Organic dust, lipopolysaccharide, and peptidoglycan inhalant exposures result in bone loss/disease

• Published in: American journal of respiratory cell and molecular biology Vol. 49; no. 5; pp. 829 - 836
• Main Authors: Dusad, Anand, Thiele, Geoff M, Klassen, Lynell W, Gleason, Angela M, Bauer, Christopher, Mikuls, Ted R, Duryee, Michael J, West, William W, Romberger, Debra J, Poole, Jill A
• Format: Journal Article
• Language: English
• Published: United States American Thoracic Society 01.11.2013
• Subjects: Animals; Bone and Bones - diagnostic imaging; Bone and Bones - drug effects; Bone and Bones - metabolism; Bone Density; Bone Diseases, Metabolic - chemically induced; Bone Diseases, Metabolic - diagnostic imaging; Bone Diseases, Metabolic - metabolism; Cartilage, Articular - diagnostic imaging; Cartilage, Articular - drug effects; Cartilage, Articular - metabolism; Collagen - metabolism; Dust; Housing, Animal; Inhalation Exposure - adverse effects; Lipopolysaccharides - toxicity; Male; Mice; Mice, Inbred C57BL; Organic Chemicals - toxicity; Peptidoglycan - toxicity; Pneumonia - chemically induced; Pneumonia - diagnostic imaging; Pneumonia - metabolism; Proteoglycans - metabolism; Risk Assessment; Risk Factors; Swine; Time Factors; X-Ray Microtomography
• ISSN: 1044-1549; 1535-4989
• DOI: 10.1165/rcmb.2013-0178OC

Skeletal health consequences associated with chronic inflammatory respiratory disease, and particularly chronic obstructive pulmonary disease (COPD), contribute to overall disease morbidity.

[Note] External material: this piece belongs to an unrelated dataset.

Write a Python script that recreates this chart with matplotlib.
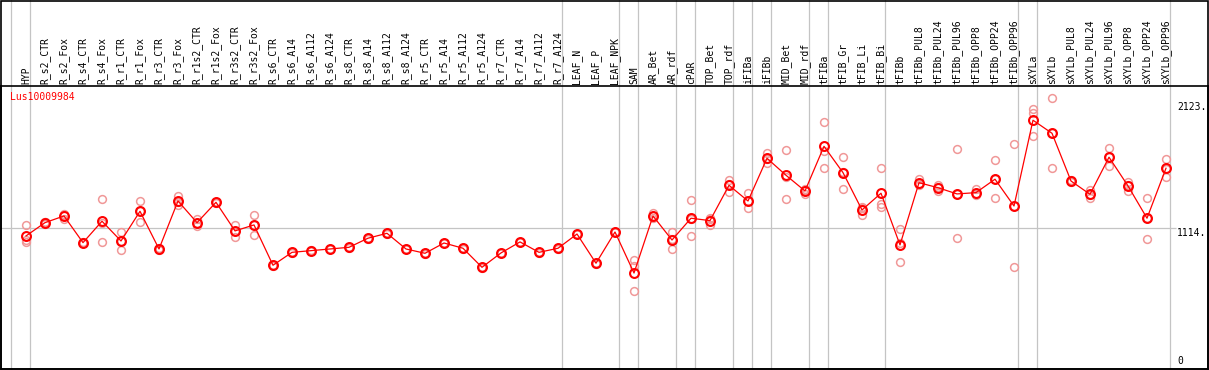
import matplotlib
matplotlib.use("Agg")
import matplotlib.pyplot as plt
from matplotlib.transforms import blended_transform_factory
from matplotlib.patches import Rectangle

gene = "Lus10009984"

samples = ["HYP", "R_s2_CTR", "R_s2_Fox", "R_s4_CTR", "R_s4_Fox", "R_r1_CTR", "R_r1_Fox",
           "R_r3_CTR", "R_r3_Fox", "R_r1s2_CTR", "R_r1s2_Fox", "R_r3s2_CTR", "R_r3s2_Fox",
           "R_s6_CTR", "R_s6_A14", "R_s6_A112", "R_s6_A124", "R_s8_CTR", "R_s8_A14",
           "R_s8_A112", "R_s8_A124", "R_r5_CTR", "R_r5_A14", "R_r5_A112", "R_r5_A124",
           "R_r7_CTR", "R_r7_A14", "R_r7_A112", "R_r7_A124", "LEAF_N", "LEAF_P", "LEAF_NPK",
           "SAM", "AR_Bet", "AR_rdf", "cPAR", "TOP_Bet", "TOP_rdf", "iFIBa", "iFIBb",
           "MID_Bet", "MID_rdf", "tFIBa", "tFIB_Gr", "tFIB_Li", "tFIB_Bi", "tFIBb",
           "tFIBb_PUL8", "tFIBb_PUL24", "tFIBb_PUL96", "tFIBb_OPP8", "tFIBb_OPP24",
           "tFIBb_OPP96", "sXYLa", "sXYLb", "sXYLb_PUL8", "sXYLb_PUL24", "sXYLb_PUL96",
           "sXYLb_OPP8", "sXYLb_OPP24", "sXYLb_OPP96"]

means = [1045, 1156, 1212, 989, 1168, 1003, 1251, 936, 1337, 1156, 1326, 1087, 1137,
         800, 908, 922, 936, 950, 1026, 1067, 936, 900, 986, 942, 783, 903, 995, 908,
         942, 1061, 817, 1078, 735, 1212, 1011, 1193, 1173, 1468, 1337, 1694, 1552,
         1421, 1794, 1574, 1262, 1402, 970, 1490, 1448, 1396, 1407, 1519, 1295, 2012,
         1903, 1504, 1393, 1703, 1463, 1193, 1611]

replicates = [
    [1137, 1011, 995], [1145, 1160, 1165], [1220, 1187, 1230], [985, 990, 993],
    [1354, 995, 1155], [1076, 928, 1005], [1335, 1162, 1256], [930, 936, 942],
    [1382, 1301, 1328], [1187, 1128, 1153], [1320, 1326, 1332], [1137, 1034, 1090],
    [1220, 1051, 1140], [797, 800, 803], [905, 908, 911], [919, 922, 925],
    [933, 936, 939], [947, 950, 953], [1023, 1026, 1029], [1064, 1067, 1070],
    [933, 936, 939], [897, 900, 903], [983, 986, 989], [939, 942, 945],
    [780, 783, 786], [900, 903, 906], [992, 995, 998], [905, 908, 911],
    [939, 942, 945], [1058, 1061, 1064], [814, 817, 820], [1075, 1078, 1081],
    [844, 797, 585], [1234, 1193, 1210], [1076, 936, 1021], [1346, 1045, 1188],
    [1198, 1137, 1184], [1513, 1415, 1476], [1402, 1276, 1333], [1741, 1652, 1689],
    [1761, 1354, 1541], [1393, 1430, 1440], [1995, 1758, 1611], [1703, 1438, 1581],
    [1285, 1220, 1281], [1611, 1312, 1285], [1101, 825, 984], [1521, 1471, 1478],
    [1471, 1423, 1450], [1769, 1026, 1393], [1435, 1387, 1399], [1677, 1360, 1520],
    [1811, 783, 1291], [2106, 2070, 1881], [2196, 1611, 1902], [1495, 1504, 1513],
    [1429, 1365, 1385], [1778, 1630, 1701], [1499, 1423, 1467], [1360, 1020, 1199],
    [1686, 1540, 1607]]

# group separators: drawn after these sample indices (-1 = left edge)
group_breaks = [-1, 0, 28, 31, 32, 34, 35, 37, 38, 39, 41, 42, 45, 52, 53, 60]

y_ticks = [2123, 1114, 0]
y_tick_labels = ["2123.", "1114.", "0"]
ref_level = 1114

W, H = 1209, 370
fig = plt.figure(figsize=(W / 100, H / 100), dpi=100)
mono = "DejaVu Sans Mono"

# axes: pixel x 1..1208, y 86..369 (from top)
ax = fig.add_axes([1 / W, (H - 369) / H, 1207 / W, (369 - 86) / H])
ax.set_xlim((1 - 26) / 19, (1208 - 26) / 19)
ax.set_ylim(-67, 2298)
for s in ax.spines.values():
    s.set_color("black")
    s.set_linewidth(1.2)
ax.set_yticks([])
ax.set_xticks(range(len(samples)))
ax.xaxis.tick_top()
ax.set_xticklabels(samples, rotation=90, fontsize=7, family=mono)
ax.tick_params(axis="x", length=0, pad=1.5)

# grid lines
ytop = (369 - 0) / (369 - 86)
for b in group_breaks:
    ax.axvline(b + 0.2, ymin=0, ymax=ytop, color="#c4c4c4", lw=0.9, clip_on=False, zorder=0)
ax.hlines(ref_level, ax.get_xlim()[0], (1176 - 26) / 19, color="#c4c4c4", lw=0.9, zorder=0)

x = list(range(len(samples)))
for i, reps in enumerate(replicates):
    ax.plot([i] * len(reps), reps, linestyle="none", marker="o", ms=5.6,
            mfc="none", mec="#f09898", mew=1.1, zorder=2)
ax.plot(x, means, color="red", lw=0.9, zorder=3)
ax.plot(x, means, linestyle="none", marker="o", ms=6.4, mfc="none", mec="red",
        mew=1.5, zorder=4)

# y labels on the right
tr = blended_transform_factory(ax.transAxes, ax.transData)
xl = (1177 - 1) / 1207
for v, lab in zip(y_ticks, y_tick_labels):
    va = "top" if v == ref_level else "center"
    ax.text(xl, v, lab, transform=tr, ha="left", va=va, fontsize=7, family=mono,
            color="black")

fig.text(10 / W, 1 - 97 / H, gene, color="red", fontsize=7, family=mono,
         ha="left", va="center")

# figure border
fig.add_artist(Rectangle((0.5 / W, 1.5 / H), (W - 2) / W, (H - 2.5) / H,
                         transform=fig.transFigure, fill=False, ec="black", lw=1.2))

fig.savefig("out.png", dpi=100)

Agricultural environmental exposures induce significant airway diseases, including COPD. However, animal models to understand inhalant exposure-induced lung injury and bone disease have not been described. Using micro-computed tomography (micro-CT) imaging technology and histology, bone quantity and quality measurements were investigated in mice after repetitive intranasal inhalation exposures to complex organic dust extracts (ODEs) from swine confinement facilities. Comparison experiments with LPS and peptidoglycan (PGN) alone were also performed. After 3 weeks of repetitive ODE inhalation exposure, significant loss of bone mineral density and trabecular bone volume fraction was evident, with altered morphological microarchitecture changes in the trabecular bone, compared with saline-treated control animals. Torsional resistance was also significantly reduced. Compared with saline treatment, ODE-treated mice demonstrated decreased collagen and proteoglycan content in their articular cartilage, according to histopathology. Significant bone deterioration was also evident after repetitive intranasal inhalant treatment with LPS and PGN. These findings were not secondary to animal distress, and not entirely dependent on the degree of induced lung parenchymal inflammation. Repetitive LPS treatment demonstrated the most pronounced changes in bone parameters, and PGN treatment resulted in the greatest lung parenchymal inflammatory changes. Collectively, repetitive inhalation exposures to noninfectious inflammatory agents such as complex organic dust, LPS, and PGN resulted in bone loss. This animal model may contribute to efforts toward understanding the mechanisms and evaluating the therapeutics associated with adverse skeletal health consequences after subchronic airway injury.